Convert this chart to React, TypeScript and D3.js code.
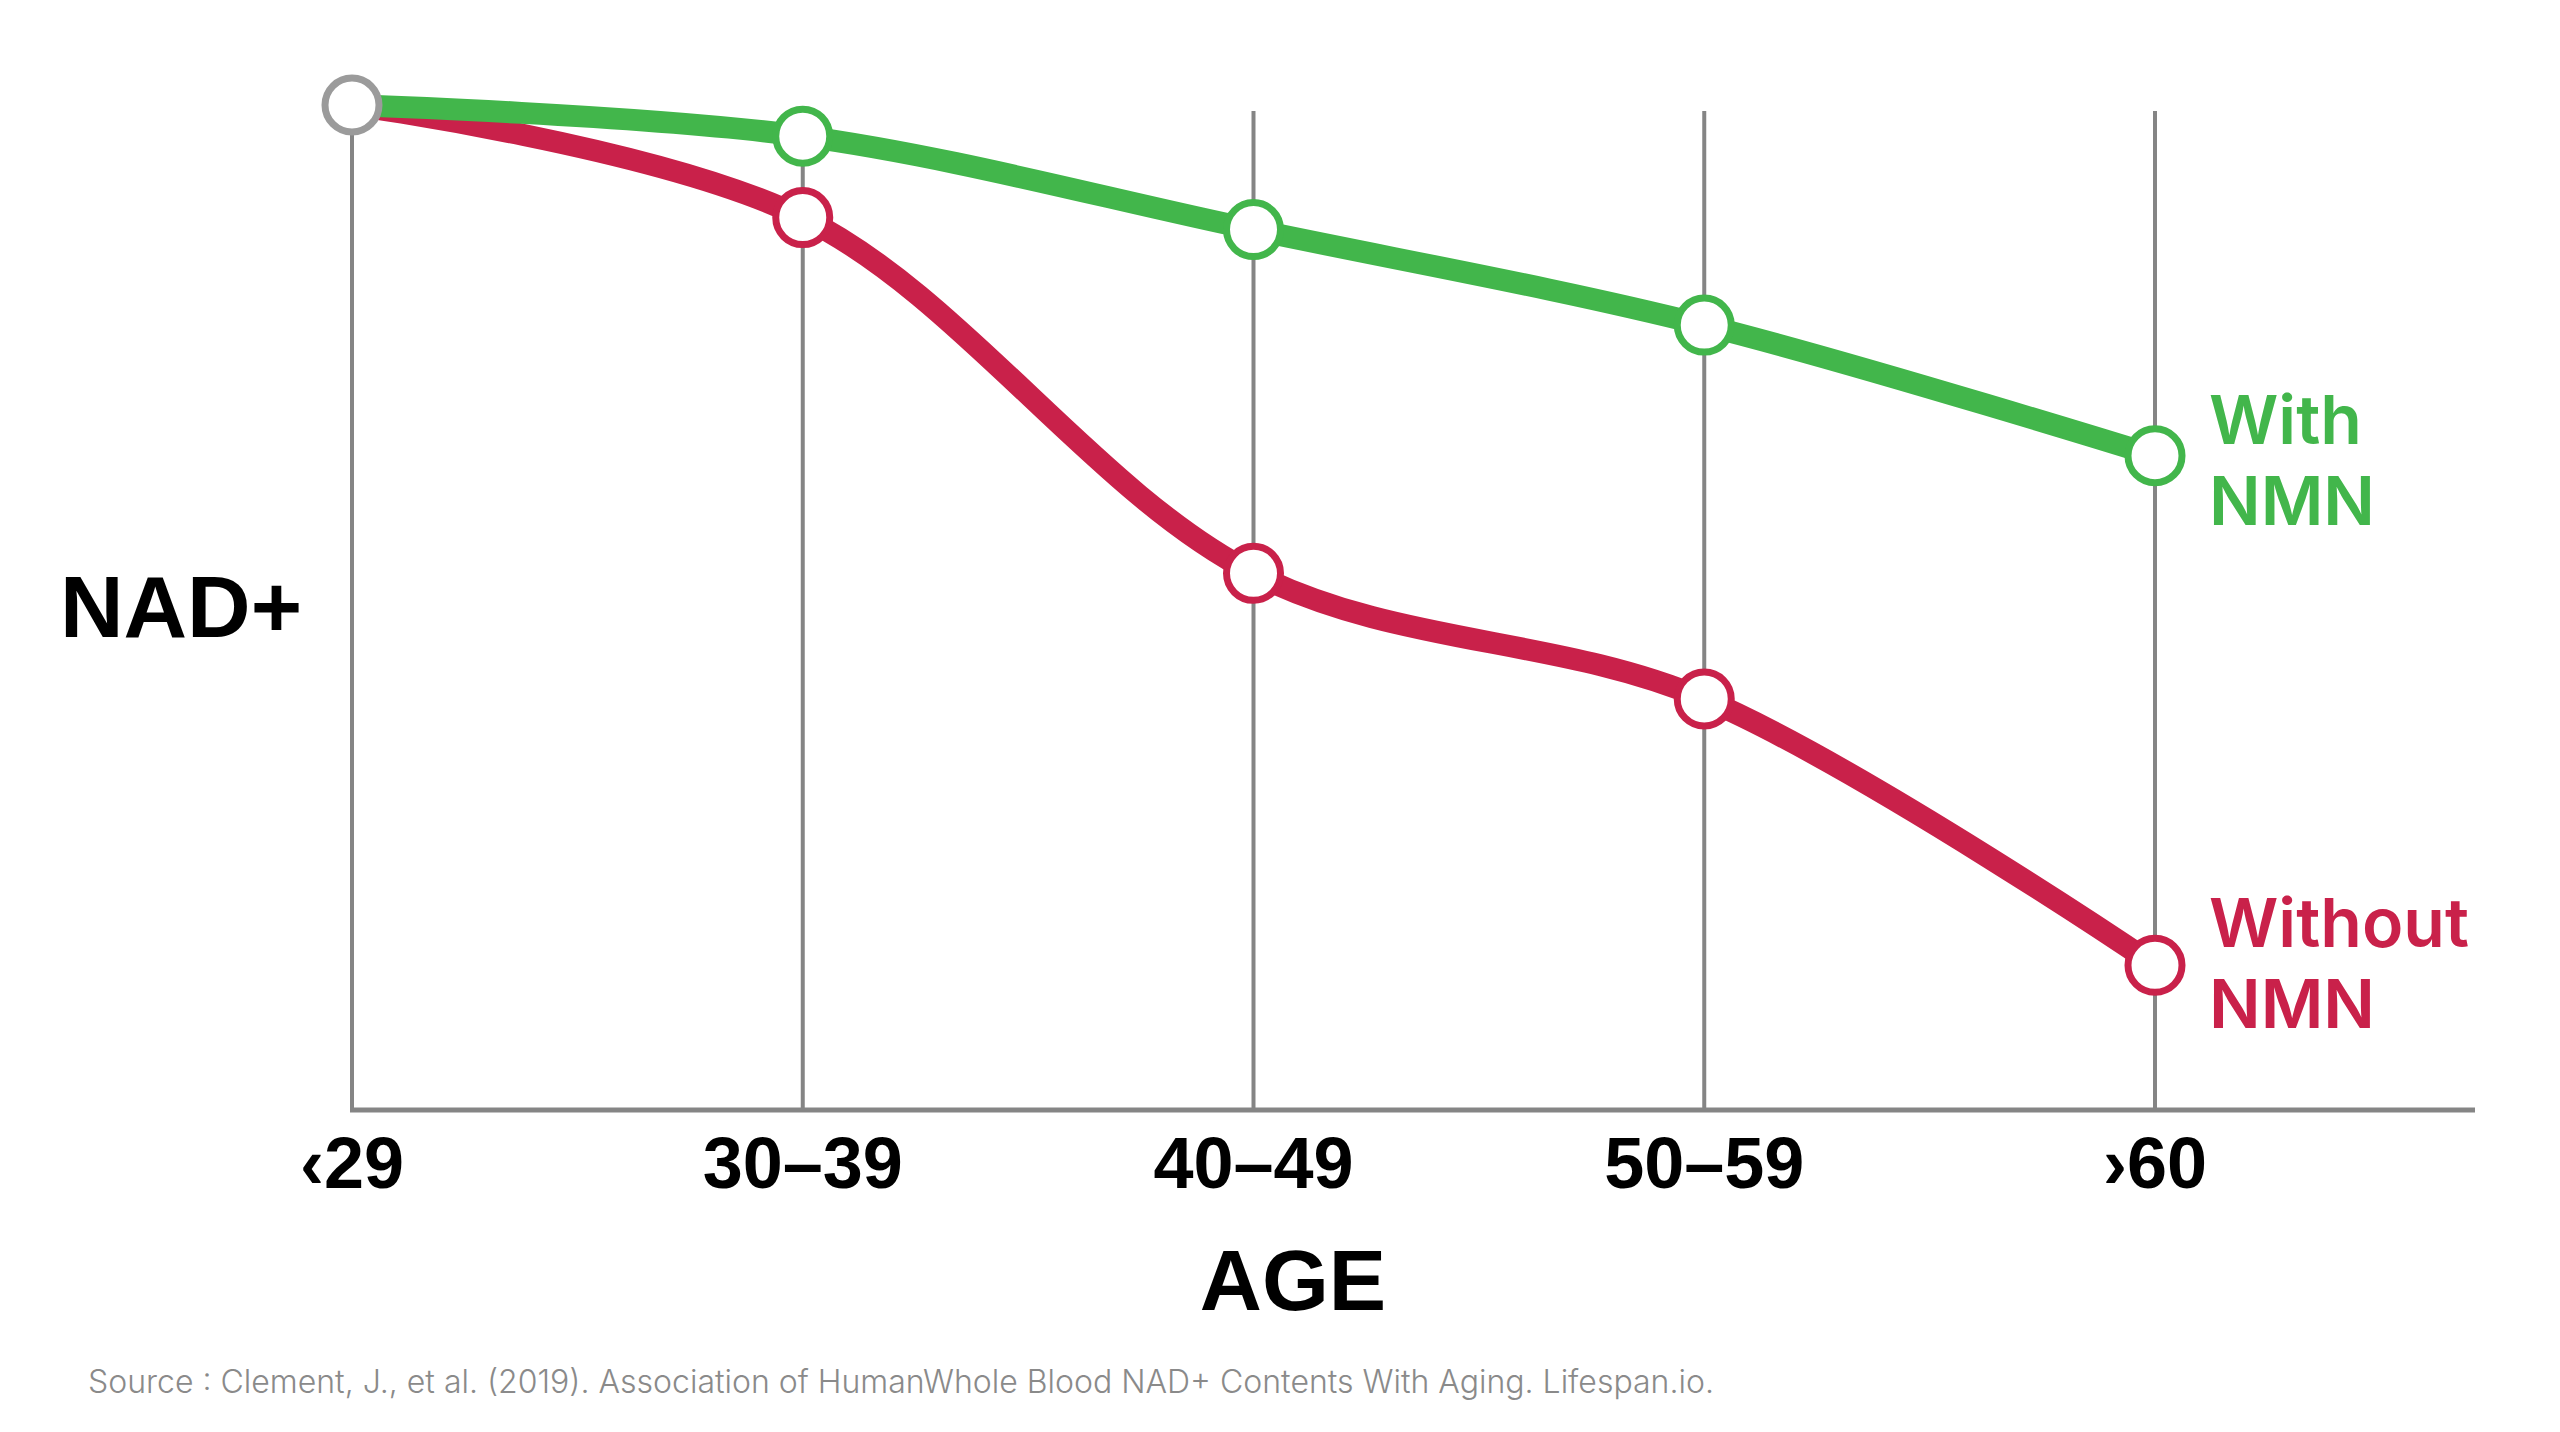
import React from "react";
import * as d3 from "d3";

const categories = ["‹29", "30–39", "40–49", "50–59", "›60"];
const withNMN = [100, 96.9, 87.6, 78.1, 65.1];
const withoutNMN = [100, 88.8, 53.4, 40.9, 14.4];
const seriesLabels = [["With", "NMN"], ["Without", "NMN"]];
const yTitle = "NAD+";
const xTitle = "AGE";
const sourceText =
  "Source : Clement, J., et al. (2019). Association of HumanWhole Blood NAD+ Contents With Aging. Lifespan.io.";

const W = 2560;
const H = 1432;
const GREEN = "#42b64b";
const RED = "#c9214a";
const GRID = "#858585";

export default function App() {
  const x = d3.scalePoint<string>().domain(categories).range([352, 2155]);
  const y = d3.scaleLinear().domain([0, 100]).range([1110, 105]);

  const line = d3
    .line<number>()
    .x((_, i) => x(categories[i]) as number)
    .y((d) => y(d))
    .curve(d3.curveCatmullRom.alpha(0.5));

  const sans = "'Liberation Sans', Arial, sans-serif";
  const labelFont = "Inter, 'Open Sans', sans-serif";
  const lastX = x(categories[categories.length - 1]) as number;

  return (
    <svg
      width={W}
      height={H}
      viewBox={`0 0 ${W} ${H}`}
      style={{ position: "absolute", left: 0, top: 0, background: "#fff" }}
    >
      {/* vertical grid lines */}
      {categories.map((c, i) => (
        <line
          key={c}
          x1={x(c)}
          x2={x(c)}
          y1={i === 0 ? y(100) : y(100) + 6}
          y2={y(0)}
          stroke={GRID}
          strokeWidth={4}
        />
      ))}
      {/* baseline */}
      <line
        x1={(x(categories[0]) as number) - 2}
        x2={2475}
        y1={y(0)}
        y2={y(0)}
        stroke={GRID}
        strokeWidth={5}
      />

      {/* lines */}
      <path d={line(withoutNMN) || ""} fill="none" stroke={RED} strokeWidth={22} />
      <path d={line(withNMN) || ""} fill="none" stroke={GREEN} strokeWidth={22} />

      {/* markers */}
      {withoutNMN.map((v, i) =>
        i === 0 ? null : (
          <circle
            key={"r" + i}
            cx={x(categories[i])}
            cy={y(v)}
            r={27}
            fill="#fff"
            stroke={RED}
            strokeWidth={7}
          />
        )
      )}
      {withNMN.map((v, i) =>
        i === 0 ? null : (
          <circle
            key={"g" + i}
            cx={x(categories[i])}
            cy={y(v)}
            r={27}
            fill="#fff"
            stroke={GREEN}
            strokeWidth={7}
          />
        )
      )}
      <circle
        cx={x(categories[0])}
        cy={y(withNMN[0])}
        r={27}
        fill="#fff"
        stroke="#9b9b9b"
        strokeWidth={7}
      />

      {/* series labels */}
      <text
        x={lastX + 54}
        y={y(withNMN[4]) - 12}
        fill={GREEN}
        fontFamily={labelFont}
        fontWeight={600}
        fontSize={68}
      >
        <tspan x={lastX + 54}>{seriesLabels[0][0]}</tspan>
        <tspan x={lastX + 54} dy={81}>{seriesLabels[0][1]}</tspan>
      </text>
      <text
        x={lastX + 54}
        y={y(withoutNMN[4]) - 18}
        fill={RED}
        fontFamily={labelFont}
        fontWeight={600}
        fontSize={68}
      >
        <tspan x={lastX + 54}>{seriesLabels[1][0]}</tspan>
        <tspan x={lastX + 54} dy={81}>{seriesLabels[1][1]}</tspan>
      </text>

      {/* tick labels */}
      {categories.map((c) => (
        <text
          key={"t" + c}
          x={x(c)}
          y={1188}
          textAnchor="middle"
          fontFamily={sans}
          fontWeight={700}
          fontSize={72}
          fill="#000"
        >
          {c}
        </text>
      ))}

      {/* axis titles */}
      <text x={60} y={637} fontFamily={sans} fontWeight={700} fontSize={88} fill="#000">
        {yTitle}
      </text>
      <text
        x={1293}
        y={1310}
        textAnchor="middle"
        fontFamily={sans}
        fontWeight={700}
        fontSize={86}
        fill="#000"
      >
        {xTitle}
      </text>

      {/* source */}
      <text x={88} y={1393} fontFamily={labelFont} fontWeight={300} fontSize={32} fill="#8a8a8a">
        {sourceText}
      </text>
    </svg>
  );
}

[Exercise goal] Quote the data exactly, leaving every image out of the copy.

[Completed task]
Convert this chart to React, TypeScript and D3.js code.
import React from "react";
import * as d3 from "d3";

const categories = ["‹29", "30–39", "40–49", "50–59", "›60"];
const withNMN = [100, 96.9, 87.6, 78.1, 65.1];
const withoutNMN = [100, 88.8, 53.4, 40.9, 14.4];
const seriesLabels = [["With", "NMN"], ["Without", "NMN"]];
const yTitle = "NAD+";
const xTitle = "AGE";
const sourceText =
  "Source : Clement, J., et al. (2019). Association of HumanWhole Blood NAD+ Contents With Aging. Lifespan.io.";

const W = 2560;
const H = 1432;
const GREEN = "#42b64b";
const RED = "#c9214a";
const GRID = "#858585";

export default function App() {
  const x = d3.scalePoint<string>().domain(categories).range([352, 2155]);
  const y = d3.scaleLinear().domain([0, 100]).range([1110, 105]);

  const line = d3
    .line<number>()
    .x((_, i) => x(categories[i]) as number)
    .y((d) => y(d))
    .curve(d3.curveCatmullRom.alpha(0.5));

  const sans = "'Liberation Sans', Arial, sans-serif";
  const labelFont = "Inter, 'Open Sans', sans-serif";
  const lastX = x(categories[categories.length - 1]) as number;

  return (
    <svg
      width={W}
      height={H}
      viewBox={`0 0 ${W} ${H}`}
      style={{ position: "absolute", left: 0, top: 0, background: "#fff" }}
    >
      {/* vertical grid lines */}
      {categories.map((c, i) => (
        <line
          key={c}
          x1={x(c)}
          x2={x(c)}
          y1={i === 0 ? y(100) : y(100) + 6}
          y2={y(0)}
          stroke={GRID}
          strokeWidth={4}
        />
      ))}
      {/* baseline */}
      <line
        x1={(x(categories[0]) as number) - 2}
        x2={2475}
        y1={y(0)}
        y2={y(0)}
        stroke={GRID}
        strokeWidth={5}
      />

      {/* lines */}
      <path d={line(withoutNMN) || ""} fill="none" stroke={RED} strokeWidth={22} />
      <path d={line(withNMN) || ""} fill="none" stroke={GREEN} strokeWidth={22} />

      {/* markers */}
      {withoutNMN.map((v, i) =>
        i === 0 ? null : (
          <circle
            key={"r" + i}
            cx={x(categories[i])}
            cy={y(v)}
            r={27}
            fill="#fff"
            stroke={RED}
            strokeWidth={7}
          />
        )
      )}
      {withNMN.map((v, i) =>
        i === 0 ? null : (
          <circle
            key={"g" + i}
            cx={x(categories[i])}
            cy={y(v)}
            r={27}
            fill="#fff"
            stroke={GREEN}
            strokeWidth={7}
          />
        )
      )}
      <circle
        cx={x(categories[0])}
        cy={y(withNMN[0])}
        r={27}
        fill="#fff"
        stroke="#9b9b9b"
        strokeWidth={7}
      />

      {/* series labels */}
      <text
        x={lastX + 54}
        y={y(withNMN[4]) - 12}
        fill={GREEN}
        fontFamily={labelFont}
        fontWeight={600}
        fontSize={68}
      >
        <tspan x={lastX + 54}>{seriesLabels[0][0]}</tspan>
        <tspan x={lastX + 54} dy={81}>{seriesLabels[0][1]}</tspan>
      </text>
      <text
        x={lastX + 54}
        y={y(withoutNMN[4]) - 18}
        fill={RED}
        fontFamily={labelFont}
        fontWeight={600}
        fontSize={68}
      >
        <tspan x={lastX + 54}>{seriesLabels[1][0]}</tspan>
        <tspan x={lastX + 54} dy={81}>{seriesLabels[1][1]}</tspan>
      </text>

      {/* tick labels */}
      {categories.map((c) => (
        <text
          key={"t" + c}
          x={x(c)}
          y={1188}
          textAnchor="middle"
          fontFamily={sans}
          fontWeight={700}
          fontSize={72}
          fill="#000"
        >
          {c}
        </text>
      ))}

      {/* axis titles */}
      <text x={60} y={637} fontFamily={sans} fontWeight={700} fontSize={88} fill="#000">
        {yTitle}
      </text>
      <text
        x={1293}
        y={1310}
        textAnchor="middle"
        fontFamily={sans}
        fontWeight={700}
        fontSize={86}
        fill="#000"
      >
        {xTitle}
      </text>

      {/* source */}
      <text x={88} y={1393} fontFamily={labelFont} fontWeight={300} fontSize={32} fill="#8a8a8a">
        {sourceText}
      </text>
    </svg>
  );
}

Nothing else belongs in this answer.